KASIM-ARALIK 2024 / GEZİ
Türkiye’nin dünyaya armağanı: “Küre Dağları Millî Parkı”
Doğusundan batısına, kuzeyinden güneyine, doğal güzelliklerle dolu ülkemizdeki en büyük değerlerden biri de kuşkusuz Küre Dağları Millî Parkı. Doğal güzellikleri, tarihî değerleri ve kültürel zenginlikleri de içinde barındıran Küre Dağları Millî Parkı, Batı Karadeniz Bölgesi’nde Kastamonu ile Bartın il sınırları içinde yer alıyor.
Havasıyla, suyuyla ve doğasıyla her mevsim ayrı bir renge bürünen, ziyaret edenleri sahip olduğu o büyük ihtişamıyla bağrına basan Küre Dağları Millî Parkı, ülkemizde gezilip görülmesi gereken yerler arasında ilk sıralarda bulunuyor.

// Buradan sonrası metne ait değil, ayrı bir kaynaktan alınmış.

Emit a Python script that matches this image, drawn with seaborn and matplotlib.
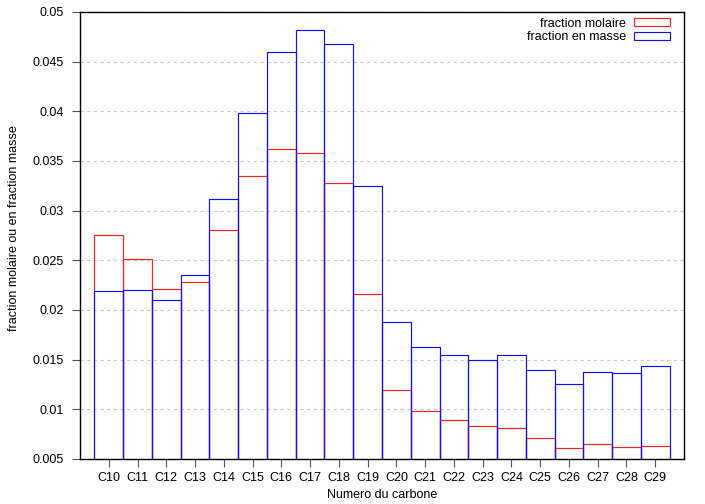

1998 yılında Dünya Doğayı Koruma Vakfı (WWF) tarafından Avrupa Ormanları’nda korumada öncelikli alanlardan birisi olarak seçilen Küre Dağları, 2000 yılında millî park ilan edildi. Bu kararla WWF’nin III. Milenyuma girerken başlattığı “Yaşayan Gezegen Kampanyası” çerçevesinde “Türkiye’nin Dünyaya Armağanı” kabul edildi.
ADETA BİR DOĞA MÜZESİ
Ziyaretçilerini kendine hayran bırakan millî park, aynı zamanda biyolojik çeşitliliği ile bir doğa müzesini andırıyor. Türkiye’ye özgü çok sayıda endemik bitki türüne ev sahipliği yapan Küre Dağları aynı zamanda nesli tehlike altında olan pek çok hayvan ve bitki türünü koruyarak onlara yaşama şansı sunuyor. Geyiklerin, karacaların ve ötücü kuşların yurt edindiği alan, ülkemizin en önemli eko turizm merkezlerinden biri. Ayrıca Küre Dağları Millî Parkı, dünyada içinde en çok mağaraya sahip millî park olma özelliğini de taşıyor. Millî park bünyesinde 100’e yakın mağarayı barındırıyor.
Dünyanın ikinci en derin kanyonu olma özelliğine sahip Valla Kanyonu da millî park sınırları içinde yer alıyor. Küre Dağları’nın içine saklanmış olan kanyon, mükemmel görüntüsüyle her gün yüzlerce misafir ağırlıyor. Doğa tutkunu rafting meraklıları için iki parkurun mevcut olduğu Valla Kanyonu, binlerce fotoğraf karesinde objektiflere gülerek poz veriyor.
KUŞ SESLERİ EŞLİĞİNDE YÜRÜYÜŞ YAPILABİLİYORYine millî park sınırları arasında kalan Horma Kanyonu ile Ilıca Şelalesi de görenlere görsel bir ziyafet sunuyor. Horma Kanyonu’nda başlayan ve 3 kilometre mesafedeki Ilıca Şelalesi’ne kadar uzanan yürüyüş yolu güzelliğiyle âdeta insanın aklını başından alıyor. Şehirde sadece yüksek binalar arasında küçücük parklarda yürüyebilen insanlar, burada doğal hayatın tam ortasında yeşillikler arasında, kuş sesleri eşliğinde yürümenin mutluluğunu yaşayabiliyor.
Hoşgörü, dayanışma ve saygının esas alındığı geleneksel yaşam tarzı, yöre halkının uyum içinde yaşamasına olanak tanıyor. Bu durum da ziyaretçilere misafirperverlik olarak yansıyor. Yöresel kıyafetlerini giyen kadınlar da doğanın rengine ayrı bir renk katıyor. Yaz aylarında art arda yapılan festivaller ise sosyokültürel yaşamın renkliliğini gözler önüne seriyor. Sümenler Köyü Sorkun Yaylası Şenliği, Uluslararası Drahna Yöresel Keşkek Festivali Küre Dağları Millî Parkı bölgesinde her yıl geleneksel olarak düzenlenen ve yöre kültürünü tanıtmayı amaçlayan festivallerden bazıları.
Doğa ile baş başa kalmak isteyenlerin uğrak noktası olan millî parkta tabiat yürüyüşleri, yaban hayatı gözlemi, fotosafari, rafting ve çadırlı kamp başta olmak üzere birçok faaliyet yapılabiliyor.